Paper No. 3
Presentation Time: 2:00 PM

GEOPHYSICAL, GEOCHEMICAL, AND GEOLOGICAL CONSTRAINTS ON THE TECTONIC EVOLUTION OF THE COAST PLUTONIC COMPLEX, BRITISH COLUMBIA BASED ON THE BATHOLITHS CONTINENTAL DYNAMICS PROJECT


ANDRONICOS, Christopher L., Earth and Atmospheric Sciences, Purdue University, West Lafayette, IN 47907, candroni@purdue.edu

The Batholiths Project was a collaborative effort with scinetists from both the US and Canada, focused on the Coast Plutonic Complex (CPC) of British Columbia. The CPC is divided into eastern and western panels by the Coast shear zone (CSZ), a lithospheric scale shear zone that extends from southeast Alaska to at least Bella Coola, British Columbia.

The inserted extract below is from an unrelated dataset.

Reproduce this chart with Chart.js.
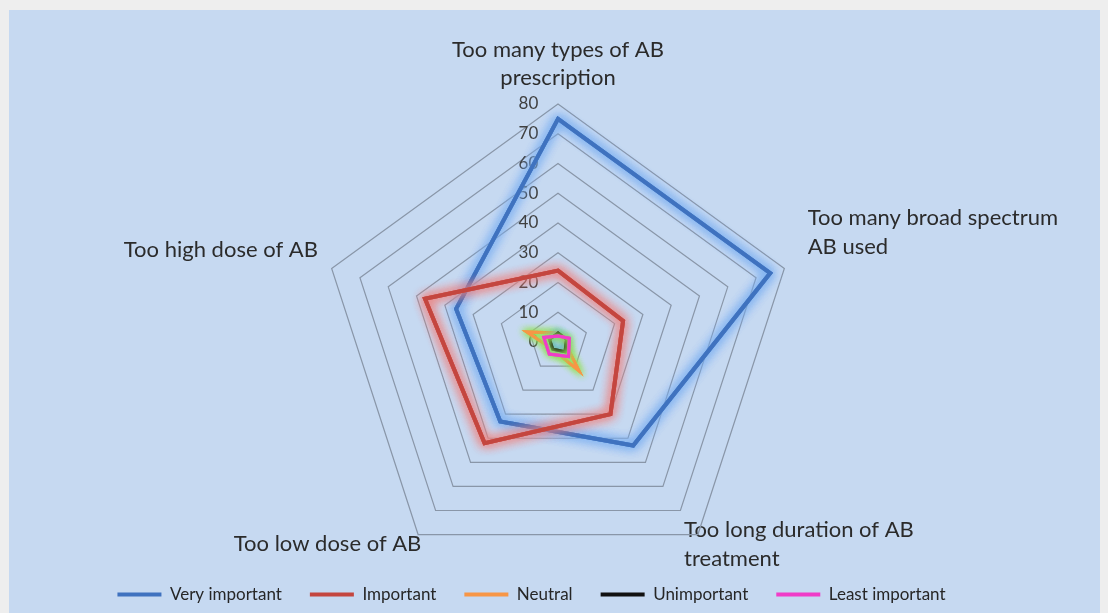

Isotopic data and geochemistry of the Cretaceous to Eocene plutonic rocks to the east of the CSZ are consistent with melting of an amphibolite source rock. The Wrangellia composite terrane west of the Coast shear zone has geophysical properties indicating a mafic lower crust. This mafic lower crustal material was thrust beneath the eastern part of the batholith by transpression across the CSZ.

This interpretation is supported by the geophysical observation of an increase in crustal thickness across the CSZ. However, the magnitude of the change in crustal thickness varies along strike. From the Alaska boarder to at least Douglas Channel 150 km to the south, crust west of the CSZ is less than 30 km in thickness, whereas crust east of the CSZ averages 32 km in thickness. At Bella Coola, 180 km south of Douglas Channel, the crustal thickness difference is much more pronounced; the Moho as determined by wide-angle refraction data is as deep as 45 km east of the CSZ.

This change in crustal thickness correlates with degree of exhumation as recorded by metamorphic host rocks. Granulite facies metamorphic rocks that host the batholith record pressures as high as 8-10 kbar north of approximately 53 o N. South of this, the degree of exhumation is much less, with most rocks in the greenschist facies. We have documented extensional shear zones that bound the eastern margin of the CPC. These shear zones have not been identified south of Kitlope lake where the metamorphic grade is lower. We infer that the region comprising thinner crust and exhumed high-grade rocks coincides with an eclogitic crustal root produced during batholith generation, which then delaminated from the lower crust. The less exhumed portion, with thicker crust, represents an undelaminated section of the batholith. The exhumed portion of the batholith is the by product of crustal over-thickening, followed by crustal delamination, and large magnitude extension. These processes record formation and stabilization of the continental crust.